##### DATASET CONTENT #####
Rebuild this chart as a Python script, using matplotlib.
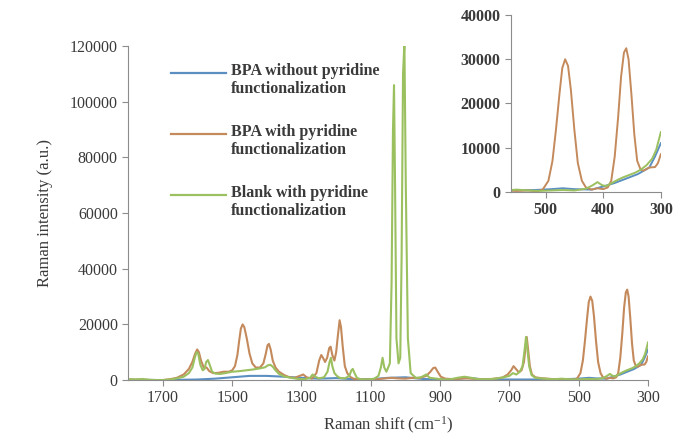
import matplotlib
matplotlib.use("Agg")
import matplotlib.pyplot as plt
from matplotlib.lines import Line2D

plt.rcParams['font.family'] = ['Liberation Serif', 'DejaVu Serif']
plt.rcParams['mathtext.default'] = 'regular'

# Raman shift (cm-1) and intensity (a.u.)
blue_x = [1800, 1750, 1700, 1650, 1600, 1550, 1500, 1450, 1400, 1350, 1300, 1250,
          1200, 1150, 1100, 1050, 1000, 950, 900, 850, 820, 780, 700, 600, 520,
          490, 470, 450, 420, 400, 380, 360, 340, 320, 310, 300]
blue_y = [100, 50, 0, 100, 200, 500, 1000, 1500, 1500, 1200, 800, 500,
          700, 300, 300, 800, 1000, 400, 200, 400, 800, 300, 200, 200, 400,
          600, 800, 600, 500, 1200, 2000, 3000, 4000, 5500, 8000, 11000]

brown_x = [1800, 1760, 1720, 1700, 1680, 1660, 1640, 1625, 1615, 1607, 1601, 1596,
           1590, 1582, 1574, 1566, 1555, 1540, 1525, 1510, 1500, 1492, 1485, 1480,
           1475, 1470, 1465, 1458, 1450, 1442, 1432, 1420, 1410, 1403, 1398, 1394,
           1389, 1383, 1375, 1365, 1350, 1335, 1320, 1305, 1295, 1285, 1270, 1257,
           1249, 1243, 1238, 1232, 1226, 1220, 1216, 1211, 1205, 1200, 1195, 1190,
           1186, 1181, 1175, 1168, 1160, 1150, 1130, 1100, 1080, 1060, 1040, 1020,
           1000, 980, 960, 940, 928, 920, 914, 907, 898, 885, 860, 830,
           810, 780, 750, 720, 705, 695, 688, 681, 673, 665, 658, 654,
           650, 646, 641, 635, 625, 610, 590, 570, 550, 530, 515, 505,
           495, 488, 482, 476, 471, 466, 461, 456, 450, 444, 437, 430,
           420, 410, 400, 392, 386, 380, 374, 369, 364, 360, 356, 351,
           346, 341, 335, 330, 320, 310, 305, 300]
brown_y = [200, 100, 0, 0, 300, 800, 2000, 4000, 6500, 9500, 11000, 10000,
           7000, 4500, 4500, 3200, 2500, 2600, 3000, 3000, 3500, 5000, 9000, 14000,
           18500, 20000, 19000, 15000, 9500, 6000, 4500, 4500, 6000, 9500, 12500, 13000,
           11000, 7000, 4500, 3000, 1800, 1000, 800, 1500, 2000, 1000, 500, 2500,
           7000, 9000, 8000, 6500, 8000, 11500, 12000, 9000, 7000, 10000, 16000, 21500,
           19000, 12000, 5000, 2500, 1200, 500, 200, 200, 300, 600, 800, 600,
           500, 800, 700, 1500, 3000, 4300, 4500, 3000, 1200, 500, 300, 600,
           500, 300, 400, 900, 2000, 3500, 5000, 4000, 2800, 3500, 6500, 11000,
           15500, 11000, 5000, 2000, 1000, 700, 500, 300, 200, 300, 100, 500,
           2500, 7000, 14000, 22000, 28000, 30000, 28500, 23000, 14000, 6500, 2500, 1000,
           500, 800, 600, 1000, 2500, 8000, 17000, 26000, 31500, 32500, 30000, 22000,
           13000, 7000, 5000, 4800, 5500, 5600, 6500, 8500]

green_x = [1800, 1780, 1760, 1740, 1720, 1700, 1680, 1660, 1640, 1625, 1615, 1608,
           1603, 1598, 1592, 1585, 1580, 1575, 1570, 1565, 1558, 1548, 1535, 1520,
           1500, 1480, 1460, 1440, 1420, 1405, 1397, 1390, 1383, 1375, 1365, 1350,
           1330, 1310, 1290, 1275, 1268, 1260, 1250, 1235, 1225, 1219, 1215, 1211,
           1205, 1198, 1190, 1175, 1162, 1156, 1152, 1147, 1140, 1130, 1110, 1090,
           1078, 1071, 1066, 1061, 1055, 1045, 1040, 1036, 1033, 1030, 1026, 1020,
           1015, 1011, 1007, 1003, 999, 993, 985, 970, 955, 940, 930, 910,
           890, 870, 850, 830, 810, 790, 760, 740, 720, 700, 690, 680,
           670, 662, 656, 652, 648, 643, 636, 625, 610, 590, 570, 550,
           530, 510, 490, 470, 450, 430, 418, 410, 402, 395, 385, 375,
           365, 355, 345, 335, 325, 315, 308, 300]
green_y = [300, 200, 400, 100, 0, 0, 200, 600, 1200, 2500, 4500, 8000,
           10000, 9500, 5500, 3500, 4000, 6500, 7200, 5500, 3000, 2300, 2200, 2500,
           3000, 3200, 3500, 3800, 4200, 4600, 5300, 5500, 4800, 3500, 2200, 1300,
           800, 400, 300, 800, 2000, 1200, 600, 1000, 3000, 6500, 8000, 5000,
           2500, 1500, 800, 600, 1500, 3500, 4000, 2500, 800, 300, 200, 500,
           1500, 4500, 8000, 4500, 3000, 6000, 35000, 90000, 106000, 70000, 15000, 6000,
           8000, 45000, 110000, 121000, 70000, 15000, 2500, 800, 1000, 2000, 800, 500,
           200, 300, 800, 1200, 800, 300, 300, 500, 900, 1500, 2500, 2000,
           3000, 5000, 11000, 15500, 11000, 5000, 1800, 800, 600, 400, 300, 500,
           300, 200, 300, 400, 300, 700, 1500, 2200, 1500, 1300, 2000, 2700,
           3300, 3800, 4300, 5000, 6000, 7500, 9500, 13500]

labels = ['BPA without pyridine\nfunctionalization',
          'BPA with pyridine\nfunctionalization',
          'Blank with pyridine\nfunctionalization']
colors = ['#5b8fc2', '#c48a5c', '#9bc05f']
series = [(blue_x, blue_y), (brown_x, brown_y), (green_x, green_y)]

spine_c = '#8c8c8c'
text_c = '#3a3a3a'

fig = plt.figure(figsize=(6.75, 4.44), dpi=100)
ax = fig.add_axes([0.19, 0.144, 0.77, 0.752])
for (x, y), c in zip(series, colors):
    ax.plot(x, y, color=c, lw=1.5)
ax.set_xlim(1800, 300)
ax.set_ylim(0, 120000)
ax.set_xticks(range(1700, 299, -200))
ax.set_yticks(range(0, 120001, 20000))
for s in ['top', 'right']:
    ax.spines[s].set_visible(False)
for s in ['left', 'bottom']:
    ax.spines[s].set_color(spine_c)
ax.tick_params(colors=spine_c, labelcolor=text_c, labelsize=11.5, length=4)
ax.set_ylabel('Raman intensity (a.u.)', fontsize=12, color=text_c, labelpad=12)
ax.set_xlabel('Raman shift (cm$^{-1}$)', fontsize=12, color=text_c, labelpad=6)

# legend drawn by hand so the handle sits on the first text line
for i, (lab, c) in enumerate(zip(labels, colors)):
    yy = 1 - (73 + 61 * i) / 444
    fig.add_artist(Line2D([171 / 675, 226 / 675], [yy, yy], color=c, lw=1.6))
    fig.text(231 / 675, yy + 10 / 444, lab, fontsize=11.5, color=text_c,
             va='top', ha='left', fontweight='bold', linespacing=1.15)

# inset zoom on the low-shift region
ins = fig.add_axes([0.757, 0.568, 0.222, 0.398])
for (x, y), c in zip(series, colors):
    ins.plot(x, y, color=c, lw=1.4)
ins.set_xlim(560, 300)
ins.set_ylim(0, 40000)
ins.set_xticks([500, 400, 300])
ins.set_yticks(range(0, 40001, 10000))
for s in ['top', 'right']:
    ins.spines[s].set_visible(False)
for s in ['left', 'bottom']:
    ins.spines[s].set_color(spine_c)
ins.tick_params(colors=spine_c, labelcolor=text_c, labelsize=11.5, length=4)
for t in ins.get_xticklabels() + ins.get_yticklabels():
    t.set_fontweight('bold')

fig.savefig('out.png', dpi=100)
#####
(DIRECTIVE):
Go from the first line of the data above to the line containing "plt.rcParams['mathtext.default'] = 'regular'" and retype exactly those lines, both included, but none of the pictures.

(RESULT BELOW):
Rebuild this chart as a Python script, using matplotlib.
import matplotlib
matplotlib.use("Agg")
import matplotlib.pyplot as plt
from matplotlib.lines import Line2D

plt.rcParams['font.family'] = ['Liberation Serif', 'DejaVu Serif']
plt.rcParams['mathtext.default'] = 'regular'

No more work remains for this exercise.